Cooper: Trump's missed opportunity [video]

Republican presidential candidate Donald Trump missed a number of opportunities in the first presidential debate with Hillary Clinton on Monday night.
Republican presidential candidate Donald Trump missed a number of opportunities in the first presidential debate with Hillary Clinton on Monday night.

If Americans tuned in to Monday night's first presidential debate to learn more about the policies Democrat Hillary Clinton or Republican Donald Trump might push for in office, they were mostly out of luck.

But if the most crucial thing on the minds of voters was the current president's birthplace or a lawsuit Trump was involved in 40 years ago, they were golden.

The debate was to be divided into three segments, "Achieving Prosperity," America's Direction" and "Securing America." Fair enough. But we learned very little that was substantive about their plans for any of the three.

Chalk that up to both the moderator, Lester Holt of NBC News, and the candidates themselves.

Holt clearly favored the Democrat, never asking her controversial questions about the likes of the unsecured email server she used as secretary of state (except when Trump brought it up), the pay-for-play allegations against the Clinton Foundation, the failing Affordable Care Act, her obfuscations about the reasons behind the 2012 terror attack in Benghazi, Libya, her lack of accomplishments in the Senate, her vote for the Iraq war and the various scandals in which she was involved when her husband, Bill, was president. Further, Holt failed to challenge any of her answers while challenging Trump on six.

Clinton, meanwhile, was on the offensive from the outset, perhaps so she wouldn't have to answer questions about any of those liabilities. Her plan, evidently, was to remain calm in the face of anything Trump said and to make Trump, his previous pronouncements and his readiness for the office the subject for the evening.

On that, if people were on the fence about him, she, in so many words, called him a crook, a racist and a misogynist.

What policy Clinton deigned to speak about involved more of the same big-government ideas the country has endured - and disliked - over the past seven and a half years: green energy, free college, paid family leave, a larger minimum wage and increased taxes.

Despite Holt's partiality and in the wake of his opponent's attack mode, Trump had plenty of opportunities and openings. That he failed to take advantage of them made whatever difference there was in who "won" or "lost" the debate.

* When Clinton gave her laundry list of what her administration might do, the Republican candidate could have reminded voters about the cost of those plans, the size of the debt, the forecasted return to rising deficits, the weakness of the recovery from the Great Recession because of President Barack Obama's stimulus plan and the cost of Obamacare.

* When Clinton talked about the Great Recession and what policies led to it, Trump could have corrected her about how the housing policies her husband began in the 1990s were at the root of the problem that erupted under President George W. Bush in 2007.

* When Clinton brought up trade deals, he could have hit her harder on her flip-flop on the Trans Pacific Partnership and why she's against it when Obama is for it.

* When Clinton made inferences about why Trump hadn't released his income tax returns (though no law compels it), he could have used the opening to talk about her paydays for Wall Street speeches and the still-under-investigation Clinton Foundation.

* When Clinton brought up the complaints some Trump employees have about him, he could have raised Benghazi and what families of the victims as well as other administration officials have said about her lack of leadership.

* When Clinton talked about cyber security and threats from Russia, he could have brought up the suspected hacks by foreign countries into her unsecured email server.
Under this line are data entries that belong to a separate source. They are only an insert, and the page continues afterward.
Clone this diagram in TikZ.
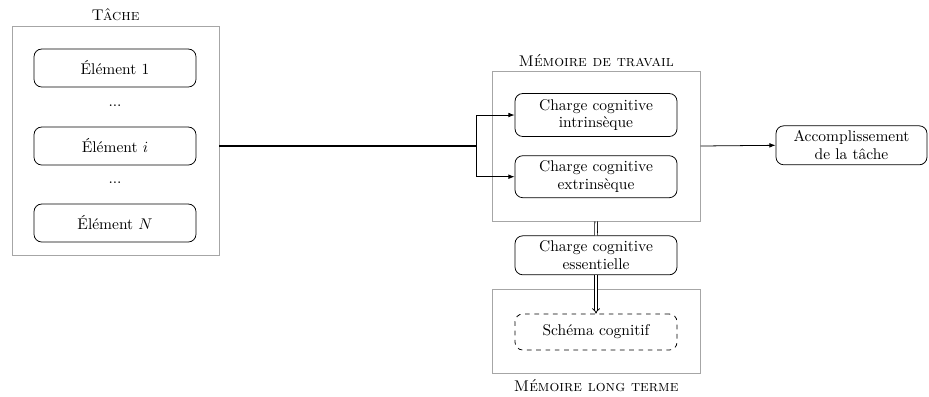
\documentclass[tikz,border=0pt]{standalone}
\usetikzlibrary{arrows.meta}
\begin{document}
\begin{tikzpicture}[x=0.645pt,y=-0.645pt,
  outerbox/.style={draw=black!35,line width=0.6pt,inner sep=0pt},
  item/.style={draw,rounded corners=5pt,line width=0.5pt,inner sep=0pt,
    minimum width={162*0.645pt},align=center,font=\fontsize{10}{11.4}\selectfont},
  title/.style={font=\scshape,inner sep=0pt},
  arr/.style={-{Latex[length=4pt,width=3pt]},line width=0.5pt},
  dbl/.style={double,double distance=1.2pt,line width=0.5pt}]
\useasboundingbox (0,0) rectangle (929,396);
% Task
\node[outerbox,minimum width={207*0.645pt},minimum height={229*0.645pt}] (tache) at (115.5,141.2) {};
\node[title] (ttache) at (115.5,15) {Tâche};
\node[item,minimum height={38*0.645pt}] (e1) at (115,68) {Élément 1};
\node (d1) at (115,106) {...};
\node[item,minimum height={38*0.645pt}] (ei) at (115,146) {Élément $i$};
\node (d2) at (115,183) {...};
\node[item,minimum height={38*0.645pt}] (eN) at (115,223) {Élément $N$};
% Working memory
\node[outerbox,minimum width={208*0.645pt},minimum height={150*0.645pt}] (wm) at (596.2,146) {};
\node[title] (twm) at (596.2,61) {Mémoire de travail};
\node[item,minimum height={43*0.645pt}] (intr) at (596,115) {Charge cognitive\\intrinsèque};
\node[item,minimum height={42*0.645pt}] (extr) at (596,176.7) {Charge cognitive\\extrinsèque};
% Accomplishment
\node[item,minimum width={151*0.645pt},minimum height={39*0.645pt}] (acc) at (851.5,145.3) {Accomplissement\\de la tâche};
% Essential
\node[item,minimum height={39*0.645pt}] (ess) at (596,255.3) {Charge cognitive\\essentielle};
% Long-term memory
\node[outerbox,minimum width={208*0.645pt},minimum height={84*0.645pt}] (lt) at (596.2,331.3) {};
\node[item,dashed,minimum height={36*0.645pt}] (sch) at (596,332) {Schéma cognitif};
\node[title] (tlt) at (596.2,386) {Mémoire long terme};
% connectors
\coordinate (br) at (476.7,146);
\draw[line width=0.9pt] (tache.east |- ei) -- (br);
\draw[arr] (br) |- (intr.west);
\draw[arr] (br) |- (extr.west);
\draw[arr] (wm.east) -- (acc.west);
\draw[dbl] (wm.south) -- (ess.north);
\draw[dbl,-{Implies[length=3.5pt,width=7pt]}] (ess.south) -- (sch.north);
\end{tikzpicture}
\end{document}
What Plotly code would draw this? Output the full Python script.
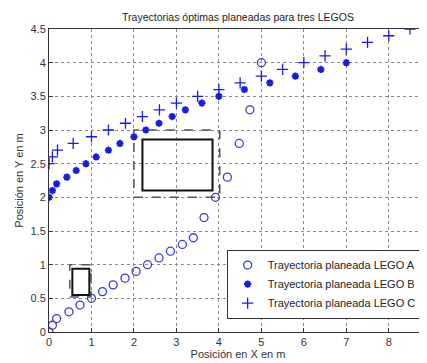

He also could have extended his argument about what computer hacks into the Democratic National Committee revealed about her campaign.

* When Clinton argued about whether Trump had supported the Iraq war, he could have pointed out that he was a private citizen and that she was the only one of the two on the stage with a vote - and that she had voted for it.

* When Clinton made the argument that the U.S. would have left troops in Iraq but didn't because the Iraqis wouldn't give us an agreement, he could have correctly pointed out that the agreement hinged on the number of troops that would be left. The Obama administration wanted very few, and the Iraqis wanted more.

* When Clinton defended the Obama administration's nuclear agreement that she helped set up, Trump could have pointed out the "red lines" the U.S. said it would never cross in the negotiation but did, and in the violations of the agreement that have been ignored.

Trump can cash in those missed opportunities at the next presidential debate on Oct. 9, but the big loser from the first debate was the American people. We missed out on hearing how the candidates for the highest office in the land can help us achieve prosperity, how they will plot the country's direction and what they can do to secure the safety of its citizens. We deserve better.